==== MATERIAL FOR THIS TASK ====

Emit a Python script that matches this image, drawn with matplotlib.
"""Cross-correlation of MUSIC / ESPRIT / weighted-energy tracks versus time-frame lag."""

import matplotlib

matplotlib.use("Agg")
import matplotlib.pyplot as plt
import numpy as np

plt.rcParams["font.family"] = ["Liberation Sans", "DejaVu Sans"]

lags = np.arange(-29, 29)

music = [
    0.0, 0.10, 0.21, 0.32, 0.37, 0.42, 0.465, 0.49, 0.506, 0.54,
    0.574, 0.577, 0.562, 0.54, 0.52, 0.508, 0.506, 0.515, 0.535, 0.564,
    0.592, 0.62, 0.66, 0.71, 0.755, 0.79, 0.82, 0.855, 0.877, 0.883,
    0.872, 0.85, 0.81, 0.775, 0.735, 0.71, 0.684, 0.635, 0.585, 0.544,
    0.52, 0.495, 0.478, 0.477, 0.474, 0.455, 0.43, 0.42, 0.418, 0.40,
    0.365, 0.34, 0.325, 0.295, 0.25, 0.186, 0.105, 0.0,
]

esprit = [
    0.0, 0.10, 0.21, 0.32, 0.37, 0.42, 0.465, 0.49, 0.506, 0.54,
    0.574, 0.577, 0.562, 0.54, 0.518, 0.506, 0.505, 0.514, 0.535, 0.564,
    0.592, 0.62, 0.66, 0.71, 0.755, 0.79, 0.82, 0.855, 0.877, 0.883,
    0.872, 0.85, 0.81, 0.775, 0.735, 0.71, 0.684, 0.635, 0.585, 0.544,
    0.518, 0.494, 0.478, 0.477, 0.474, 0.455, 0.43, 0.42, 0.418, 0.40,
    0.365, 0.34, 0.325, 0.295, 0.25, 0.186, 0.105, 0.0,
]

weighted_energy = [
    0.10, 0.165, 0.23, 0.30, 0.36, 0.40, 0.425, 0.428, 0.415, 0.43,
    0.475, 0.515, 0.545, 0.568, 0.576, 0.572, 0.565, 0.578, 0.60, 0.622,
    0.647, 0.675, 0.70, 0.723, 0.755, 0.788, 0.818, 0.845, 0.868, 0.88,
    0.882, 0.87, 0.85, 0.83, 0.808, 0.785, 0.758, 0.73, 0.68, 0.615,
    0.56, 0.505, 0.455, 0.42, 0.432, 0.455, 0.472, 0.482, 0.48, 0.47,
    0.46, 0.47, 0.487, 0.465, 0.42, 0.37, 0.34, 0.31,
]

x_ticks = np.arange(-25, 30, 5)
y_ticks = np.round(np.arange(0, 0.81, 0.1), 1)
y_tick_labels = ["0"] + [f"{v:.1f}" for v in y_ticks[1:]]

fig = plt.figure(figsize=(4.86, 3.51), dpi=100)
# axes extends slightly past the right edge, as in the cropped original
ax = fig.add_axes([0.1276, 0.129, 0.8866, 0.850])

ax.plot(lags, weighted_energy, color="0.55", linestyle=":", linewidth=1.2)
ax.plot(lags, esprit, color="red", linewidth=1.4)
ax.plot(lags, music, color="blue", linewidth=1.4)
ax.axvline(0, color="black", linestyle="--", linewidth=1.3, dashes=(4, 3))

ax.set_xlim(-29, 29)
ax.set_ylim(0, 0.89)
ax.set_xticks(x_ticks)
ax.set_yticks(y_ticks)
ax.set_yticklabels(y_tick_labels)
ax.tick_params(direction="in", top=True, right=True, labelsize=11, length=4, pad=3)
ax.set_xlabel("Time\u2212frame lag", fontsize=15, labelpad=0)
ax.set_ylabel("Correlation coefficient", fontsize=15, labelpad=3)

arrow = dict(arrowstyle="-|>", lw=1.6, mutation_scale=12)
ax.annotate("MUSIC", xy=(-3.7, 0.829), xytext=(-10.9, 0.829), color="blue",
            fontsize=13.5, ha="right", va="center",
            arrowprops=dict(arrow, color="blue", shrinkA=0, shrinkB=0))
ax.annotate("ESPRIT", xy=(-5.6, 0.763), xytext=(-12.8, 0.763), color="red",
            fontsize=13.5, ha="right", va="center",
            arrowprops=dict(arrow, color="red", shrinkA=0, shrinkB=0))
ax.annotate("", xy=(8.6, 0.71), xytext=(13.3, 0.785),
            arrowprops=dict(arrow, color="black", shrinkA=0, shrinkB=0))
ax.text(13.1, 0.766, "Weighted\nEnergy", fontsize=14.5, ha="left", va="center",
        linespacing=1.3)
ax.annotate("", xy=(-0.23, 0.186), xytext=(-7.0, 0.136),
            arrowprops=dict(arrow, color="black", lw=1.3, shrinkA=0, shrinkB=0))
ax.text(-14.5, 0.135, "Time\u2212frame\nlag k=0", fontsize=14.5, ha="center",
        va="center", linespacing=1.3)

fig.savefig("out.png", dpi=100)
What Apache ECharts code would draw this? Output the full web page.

====

§ WHAT THIS TASK INVOLVES
All of the entries above should be written out again exactly.

§ FINISHED ANSWER
Emit a Python script that matches this image, drawn with matplotlib.
"""Cross-correlation of MUSIC / ESPRIT / weighted-energy tracks versus time-frame lag."""

import matplotlib

matplotlib.use("Agg")
import matplotlib.pyplot as plt
import numpy as np

plt.rcParams["font.family"] = ["Liberation Sans", "DejaVu Sans"]

lags = np.arange(-29, 29)

music = [
    0.0, 0.10, 0.21, 0.32, 0.37, 0.42, 0.465, 0.49, 0.506, 0.54,
    0.574, 0.577, 0.562, 0.54, 0.52, 0.508, 0.506, 0.515, 0.535, 0.564,
    0.592, 0.62, 0.66, 0.71, 0.755, 0.79, 0.82, 0.855, 0.877, 0.883,
    0.872, 0.85, 0.81, 0.775, 0.735, 0.71, 0.684, 0.635, 0.585, 0.544,
    0.52, 0.495, 0.478, 0.477, 0.474, 0.455, 0.43, 0.42, 0.418, 0.40,
    0.365, 0.34, 0.325, 0.295, 0.25, 0.186, 0.105, 0.0,
]

esprit = [
    0.0, 0.10, 0.21, 0.32, 0.37, 0.42, 0.465, 0.49, 0.506, 0.54,
    0.574, 0.577, 0.562, 0.54, 0.518, 0.506, 0.505, 0.514, 0.535, 0.564,
    0.592, 0.62, 0.66, 0.71, 0.755, 0.79, 0.82, 0.855, 0.877, 0.883,
    0.872, 0.85, 0.81, 0.775, 0.735, 0.71, 0.684, 0.635, 0.585, 0.544,
    0.518, 0.494, 0.478, 0.477, 0.474, 0.455, 0.43, 0.42, 0.418, 0.40,
    0.365, 0.34, 0.325, 0.295, 0.25, 0.186, 0.105, 0.0,
]

weighted_energy = [
    0.10, 0.165, 0.23, 0.30, 0.36, 0.40, 0.425, 0.428, 0.415, 0.43,
    0.475, 0.515, 0.545, 0.568, 0.576, 0.572, 0.565, 0.578, 0.60, 0.622,
    0.647, 0.675, 0.70, 0.723, 0.755, 0.788, 0.818, 0.845, 0.868, 0.88,
    0.882, 0.87, 0.85, 0.83, 0.808, 0.785, 0.758, 0.73, 0.68, 0.615,
    0.56, 0.505, 0.455, 0.42, 0.432, 0.455, 0.472, 0.482, 0.48, 0.47,
    0.46, 0.47, 0.487, 0.465, 0.42, 0.37, 0.34, 0.31,
]

x_ticks = np.arange(-25, 30, 5)
y_ticks = np.round(np.arange(0, 0.81, 0.1), 1)
y_tick_labels = ["0"] + [f"{v:.1f}" for v in y_ticks[1:]]

fig = plt.figure(figsize=(4.86, 3.51), dpi=100)
# axes extends slightly past the right edge, as in the cropped original
ax = fig.add_axes([0.1276, 0.129, 0.8866, 0.850])

ax.plot(lags, weighted_energy, color="0.55", linestyle=":", linewidth=1.2)
ax.plot(lags, esprit, color="red", linewidth=1.4)
ax.plot(lags, music, color="blue", linewidth=1.4)
ax.axvline(0, color="black", linestyle="--", linewidth=1.3, dashes=(4, 3))

ax.set_xlim(-29, 29)
ax.set_ylim(0, 0.89)
ax.set_xticks(x_ticks)
ax.set_yticks(y_ticks)
ax.set_yticklabels(y_tick_labels)
ax.tick_params(direction="in", top=True, right=True, labelsize=11, length=4, pad=3)
ax.set_xlabel("Time\u2212frame lag", fontsize=15, labelpad=0)
ax.set_ylabel("Correlation coefficient", fontsize=15, labelpad=3)

arrow = dict(arrowstyle="-|>", lw=1.6, mutation_scale=12)
ax.annotate("MUSIC", xy=(-3.7, 0.829), xytext=(-10.9, 0.829), color="blue",
            fontsize=13.5, ha="right", va="center",
            arrowprops=dict(arrow, color="blue", shrinkA=0, shrinkB=0))
ax.annotate("ESPRIT", xy=(-5.6, 0.763), xytext=(-12.8, 0.763), color="red",
            fontsize=13.5, ha="right", va="center",
            arrowprops=dict(arrow, color="red", shrinkA=0, shrinkB=0))
ax.annotate("", xy=(8.6, 0.71), xytext=(13.3, 0.785),
            arrowprops=dict(arrow, color="black", shrinkA=0, shrinkB=0))
ax.text(13.1, 0.766, "Weighted\nEnergy", fontsize=14.5, ha="left", va="center",
        linespacing=1.3)
ax.annotate("", xy=(-0.23, 0.186), xytext=(-7.0, 0.136),
            arrowprops=dict(arrow, color="black", lw=1.3, shrinkA=0, shrinkB=0))
ax.text(-14.5, 0.135, "Time\u2212frame\nlag k=0", fontsize=14.5, ha="center",
        va="center", linespacing=1.3)

fig.savefig("out.png", dpi=100)
What Apache ECharts code would draw this? Output the full web page.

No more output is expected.